# Data for this exercise start
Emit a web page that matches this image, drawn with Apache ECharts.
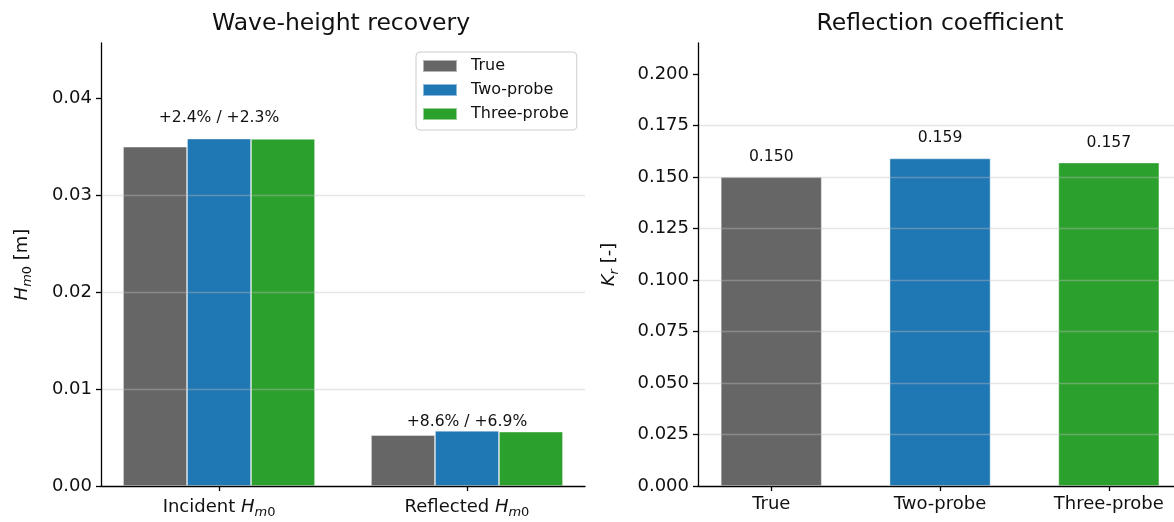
<!DOCTYPE html>
<html>
<head>
<meta charset="utf-8">
<title>Wave-height recovery and reflection coefficient</title>
<script src="https://cdn.jsdelivr.net/npm/echarts@6/dist/echarts.min.js"></script>
<style>
  html, body { margin: 0; padding: 0; background: #fff; }
  #chart { width: 1174px; height: 522px; }
</style>
</head>
<body>
<div id="chart"></div>
<script>
// Spectral wave heights (m) per component, for each estimation method
const components = ['Incident', 'Reflected'];
const methods = ['True', 'Two-probe', 'Three-probe'];
const hTrue = [0.0350, 0.00525];
const hTwoProbe = [0.03584, 0.00570];
const hThreeProbe = [0.03581, 0.00561];
// Relative error annotations above each group
const errorNotes = ['+2.4% / +2.3%', '+8.6% / +6.9%'];

// Reflection coefficient per method
const krValues = [0.150, 0.159, 0.157];

// Axis ticks
const hTicks = [0, 0.01, 0.02, 0.03, 0.04];
const krTicks = [0, 0.025, 0.05, 0.075, 0.1, 0.125, 0.15, 0.175, 0.2];

const colors = ['#666666', '#1f77b4', '#2ca02c'];
const FONT = 'DejaVu Sans';
const INK = '#111';

const chart = echarts.init(document.getElementById('chart'), null, { renderer: 'canvas' });

const subRich = {
  n: { fontFamily: FONT, fontSize: 18, color: INK, lineHeight: 24 },
  i: { fontFamily: FONT, fontSize: 18, color: INK, fontStyle: 'italic', lineHeight: 24 },
  si: { fontFamily: FONT, fontSize: 13, color: INK, fontStyle: 'italic', verticalAlign: 'bottom' },
  s: { fontFamily: FONT, fontSize: 13, color: INK, verticalAlign: 'bottom' }
};

const axisLineStyle = { color: '#000', width: 1.3 };
const gridLineStyle = { color: 'rgba(190,190,190,0.4)', width: 1.3 };

const methodSeries = [hTrue, hTwoProbe, hThreeProbe].map((vals, k) => ({
  name: methods[k],
  type: 'bar',
  xAxisIndex: 0,
  yAxisIndex: 0,
  barWidth: 64,
  barGap: '0%',
  itemStyle: { color: colors[k], borderColor: 'rgba(255,255,255,0.5)', borderWidth: 0.8 },
  data: vals.map((v, i) => [i, v])
}));

// Annotation anchors sit just above the tallest bar of each group
const noteAnchors = components.map((c, i) =>
  [i, Math.max(hTrue[i], hTwoProbe[i], hThreeProbe[i]) * 1.04]);

const option = {
  animation: false,
  backgroundColor: '#ffffff',
  textStyle: { fontFamily: FONT },
  title: [
    { text: 'Wave-height recovery', left: 336, top: 7, textAlign: 'center',
      textStyle: { fontFamily: FONT, fontSize: 23.5, fontWeight: 'normal', color: INK } },
    { text: 'Reflection coefficient', left: 935, top: 7, textAlign: 'center',
      textStyle: { fontFamily: FONT, fontSize: 23.5, fontWeight: 'normal', color: INK } }
  ],
  legend: {
    data: methods,
    left: 416,
    top: 52,
    orient: 'vertical',
    itemWidth: 34,
    itemHeight: 12,
    itemGap: 6,
    icon: 'rect',
    padding: [5, 8, 7, 6],
    borderColor: '#cccccc',
    borderWidth: 1,
    borderRadius: 4,
    backgroundColor: 'rgba(255,255,255,0.8)',
    textStyle: { fontFamily: FONT, fontSize: 16, color: INK, lineHeight: 18, padding: [0, 0, 0, 9] }
  },
  grid: [
    { left: 101, top: 43, width: 484, height: 443 },
    // right panel runs off the page edge; the axis range is cut to the visible part
    { left: 698, top: 43, right: 0, height: 443 }
  ],
  xAxis: [
    {
      type: 'value', gridIndex: 0, min: -0.476, max: 1.476, z: 4,
      axisLine: { show: true, onZero: false, lineStyle: axisLineStyle },
      axisTick: { show: true, customValues: [0, 1], length: 5, lineStyle: axisLineStyle },
      axisLabel: {
        customValues: [0, 1], margin: 9,
        formatter: v => '{n|' + components[Math.round(v)] + ' }{i|H}{si|m}{s|0}',
        rich: subRich
      },
      splitLine: { show: false }
    },
    {
      type: 'value', gridIndex: 1, min: -0.434, max: 2.386, z: 4,
      axisLine: { show: true, onZero: false, lineStyle: axisLineStyle },
      axisTick: { show: true, customValues: [0, 1, 2], length: 5, lineStyle: axisLineStyle },
      axisLabel: {
        customValues: [0, 1, 2], margin: 9,
        formatter: v => methods[Math.round(v)],
        fontFamily: FONT, fontSize: 18, color: INK
      },
      splitLine: { show: false }
    }
  ],
  yAxis: [
    {
      type: 'value', gridIndex: 0, min: 0, max: 0.0457, interval: 0.01, z: 4,
      name: '{i|H}{si|m}{s|0}{n| [m]}',
      nameLocation: 'middle', nameRotate: 90, nameGap: 67,
      nameTextStyle: { rich: subRich },
      axisLine: { show: true, onZero: false, lineStyle: axisLineStyle },
      axisTick: { show: true, customValues: hTicks, length: 5, lineStyle: axisLineStyle },
      axisLabel: { customValues: hTicks, formatter: v => v.toFixed(2), fontFamily: FONT, fontSize: 18, color: INK, margin: 9 },
      splitLine: { show: true, showMinLine: false, showMaxLine: false, lineStyle: gridLineStyle }
    },
    {
      type: 'value', gridIndex: 1, min: 0, max: 0.215, interval: 0.025, z: 4,
      name: '{i|K}{si|r}{n| [-]}',
      nameLocation: 'middle', nameRotate: 90, nameGap: 77,
      nameTextStyle: { rich: subRich },
      axisLine: { show: true, onZero: false, lineStyle: axisLineStyle },
      axisTick: { show: true, customValues: krTicks, length: 5, lineStyle: axisLineStyle },
      axisLabel: { customValues: krTicks, formatter: v => v.toFixed(3), fontFamily: FONT, fontSize: 18, color: INK, margin: 9 },
      splitLine: { show: true, showMinLine: false, showMaxLine: false, lineStyle: gridLineStyle }
    }
  ],
  series: [
    ...methodSeries,
    {
      name: 'notes',
      type: 'scatter',
      xAxisIndex: 0,
      yAxisIndex: 0,
      symbolSize: 0,
      silent: true,
      z: 5,
      itemStyle: { opacity: 1 },
      data: noteAnchors,
      label: {
        show: true, position: 'top', distance: -1, opacity: 1,
        formatter: p => errorNotes[p.dataIndex],
        fontFamily: FONT, fontSize: 15.6, color: INK
      }
    },
    {
      name: 'Kr',
      type: 'bar',
      xAxisIndex: 1,
      yAxisIndex: 1,
      barWidth: 101,
      data: krValues.map((v, i) => ({
        value: [i, v],
        itemStyle: { color: colors[i], borderColor: 'rgba(255,255,255,0.5)', borderWidth: 0.8 }
      })),
      label: {
        show: true, position: 'top', distance: 12,
        formatter: p => p.value[1].toFixed(3),
        fontFamily: FONT, fontSize: 15.6, color: INK
      }
    }
  ]
};

chart.setOption(option);
</script>
</body>
</html>
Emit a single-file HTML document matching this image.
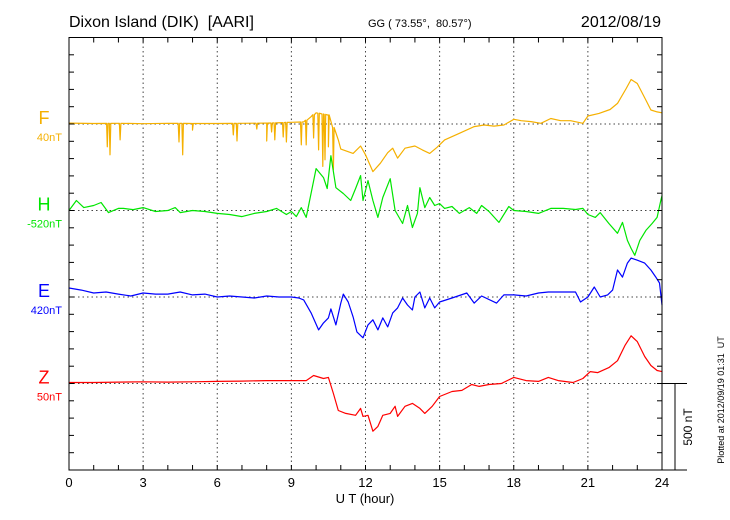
# Data for this exercise end
** Aim of the exercise **
Reproduce each record from above exactly; pictures do not belong in the copy.

** Output below **
Emit a web page that matches this image, drawn with Apache ECharts.
<!DOCTYPE html>
<html>
<head>
<meta charset="utf-8">
<title>Wave-height recovery and reflection coefficient</title>
<script src="https://cdn.jsdelivr.net/npm/echarts@6/dist/echarts.min.js"></script>
<style>
  html, body { margin: 0; padding: 0; background: #fff; }
  #chart { width: 1174px; height: 522px; }
</style>
</head>
<body>
<div id="chart"></div>
<script>
// Spectral wave heights (m) per component, for each estimation method
const components = ['Incident', 'Reflected'];
const methods = ['True', 'Two-probe', 'Three-probe'];
const hTrue = [0.0350, 0.00525];
const hTwoProbe = [0.03584, 0.00570];
const hThreeProbe = [0.03581, 0.00561];
// Relative error annotations above each group
const errorNotes = ['+2.4% / +2.3%', '+8.6% / +6.9%'];

// Reflection coefficient per method
const krValues = [0.150, 0.159, 0.157];

// Axis ticks
const hTicks = [0, 0.01, 0.02, 0.03, 0.04];
const krTicks = [0, 0.025, 0.05, 0.075, 0.1, 0.125, 0.15, 0.175, 0.2];

const colors = ['#666666', '#1f77b4', '#2ca02c'];
const FONT = 'DejaVu Sans';
const INK = '#111';

const chart = echarts.init(document.getElementById('chart'), null, { renderer: 'canvas' });

const subRich = {
  n: { fontFamily: FONT, fontSize: 18, color: INK, lineHeight: 24 },
  i: { fontFamily: FONT, fontSize: 18, color: INK, fontStyle: 'italic', lineHeight: 24 },
  si: { fontFamily: FONT, fontSize: 13, color: INK, fontStyle: 'italic', verticalAlign: 'bottom' },
  s: { fontFamily: FONT, fontSize: 13, color: INK, verticalAlign: 'bottom' }
};

const axisLineStyle = { color: '#000', width: 1.3 };
const gridLineStyle = { color: 'rgba(190,190,190,0.4)', width: 1.3 };

const methodSeries = [hTrue, hTwoProbe, hThreeProbe].map((vals, k) => ({
  name: methods[k],
  type: 'bar',
  xAxisIndex: 0,
  yAxisIndex: 0,
  barWidth: 64,
  barGap: '0%',
  itemStyle: { color: colors[k], borderColor: 'rgba(255,255,255,0.5)', borderWidth: 0.8 },
  data: vals.map((v, i) => [i, v])
}));

// Annotation anchors sit just above the tallest bar of each group
const noteAnchors = components.map((c, i) =>
  [i, Math.max(hTrue[i], hTwoProbe[i], hThreeProbe[i]) * 1.04]);

const option = {
  animation: false,
  backgroundColor: '#ffffff',
  textStyle: { fontFamily: FONT },
  title: [
    { text: 'Wave-height recovery', left: 336, top: 7, textAlign: 'center',
      textStyle: { fontFamily: FONT, fontSize: 23.5, fontWeight: 'normal', color: INK } },
    { text: 'Reflection coefficient', left: 935, top: 7, textAlign: 'center',
      textStyle: { fontFamily: FONT, fontSize: 23.5, fontWeight: 'normal', color: INK } }
  ],
  legend: {
    data: methods,
    left: 416,
    top: 52,
    orient: 'vertical',
    itemWidth: 34,
    itemHeight: 12,
    itemGap: 6,
    icon: 'rect',
    padding: [5, 8, 7, 6],
    borderColor: '#cccccc',
    borderWidth: 1,
    borderRadius: 4,
    backgroundColor: 'rgba(255,255,255,0.8)',
    textStyle: { fontFamily: FONT, fontSize: 16, color: INK, lineHeight: 18, padding: [0, 0, 0, 9] }
  },
  grid: [
    { left: 101, top: 43, width: 484, height: 443 },
    // right panel runs off the page edge; the axis range is cut to the visible part
    { left: 698, top: 43, right: 0, height: 443 }
  ],
  xAxis: [
    {
      type: 'value', gridIndex: 0, min: -0.476, max: 1.476, z: 4,
      axisLine: { show: true, onZero: false, lineStyle: axisLineStyle },
      axisTick: { show: true, customValues: [0, 1], length: 5, lineStyle: axisLineStyle },
      axisLabel: {
        customValues: [0, 1], margin: 9,
        formatter: v => '{n|' + components[Math.round(v)] + ' }{i|H}{si|m}{s|0}',
        rich: subRich
      },
      splitLine: { show: false }
    },
    {
      type: 'value', gridIndex: 1, min: -0.434, max: 2.386, z: 4,
      axisLine: { show: true, onZero: false, lineStyle: axisLineStyle },
      axisTick: { show: true, customValues: [0, 1, 2], length: 5, lineStyle: axisLineStyle },
      axisLabel: {
        customValues: [0, 1, 2], margin: 9,
        formatter: v => methods[Math.round(v)],
        fontFamily: FONT, fontSize: 18, color: INK
      },
      splitLine: { show: false }
    }
  ],
  yAxis: [
    {
      type: 'value', gridIndex: 0, min: 0, max: 0.0457, interval: 0.01, z: 4,
      name: '{i|H}{si|m}{s|0}{n| [m]}',
      nameLocation: 'middle', nameRotate: 90, nameGap: 67,
      nameTextStyle: { rich: subRich },
      axisLine: { show: true, onZero: false, lineStyle: axisLineStyle },
      axisTick: { show: true, customValues: hTicks, length: 5, lineStyle: axisLineStyle },
      axisLabel: { customValues: hTicks, formatter: v => v.toFixed(2), fontFamily: FONT, fontSize: 18, color: INK, margin: 9 },
      splitLine: { show: true, showMinLine: false, showMaxLine: false, lineStyle: gridLineStyle }
    },
    {
      type: 'value', gridIndex: 1, min: 0, max: 0.215, interval: 0.025, z: 4,
      name: '{i|K}{si|r}{n| [-]}',
      nameLocation: 'middle', nameRotate: 90, nameGap: 77,
      nameTextStyle: { rich: subRich },
      axisLine: { show: true, onZero: false, lineStyle: axisLineStyle },
      axisTick: { show: true, customValues: krTicks, length: 5, lineStyle: axisLineStyle },
      axisLabel: { customValues: krTicks, formatter: v => v.toFixed(3), fontFamily: FONT, fontSize: 18, color: INK, margin: 9 },
      splitLine: { show: true, showMinLine: false, showMaxLine: false, lineStyle: gridLineStyle }
    }
  ],
  series: [
    ...methodSeries,
    {
      name: 'notes',
      type: 'scatter',
      xAxisIndex: 0,
      yAxisIndex: 0,
      symbolSize: 0,
      silent: true,
      z: 5,
      itemStyle: { opacity: 1 },
      data: noteAnchors,
      label: {
        show: true, position: 'top', distance: -1, opacity: 1,
        formatter: p => errorNotes[p.dataIndex],
        fontFamily: FONT, fontSize: 15.6, color: INK
      }
    },
    {
      name: 'Kr',
      type: 'bar',
      xAxisIndex: 1,
      yAxisIndex: 1,
      barWidth: 101,
      data: krValues.map((v, i) => ({
        value: [i, v],
        itemStyle: { color: colors[i], borderColor: 'rgba(255,255,255,0.5)', borderWidth: 0.8 }
      })),
      label: {
        show: true, position: 'top', distance: 12,
        formatter: p => p.value[1].toFixed(3),
        fontFamily: FONT, fontSize: 15.6, color: INK
      }
    }
  ]
};

chart.setOption(option);
</script>
</body>
</html>
Emit a single-file HTML document matching this image.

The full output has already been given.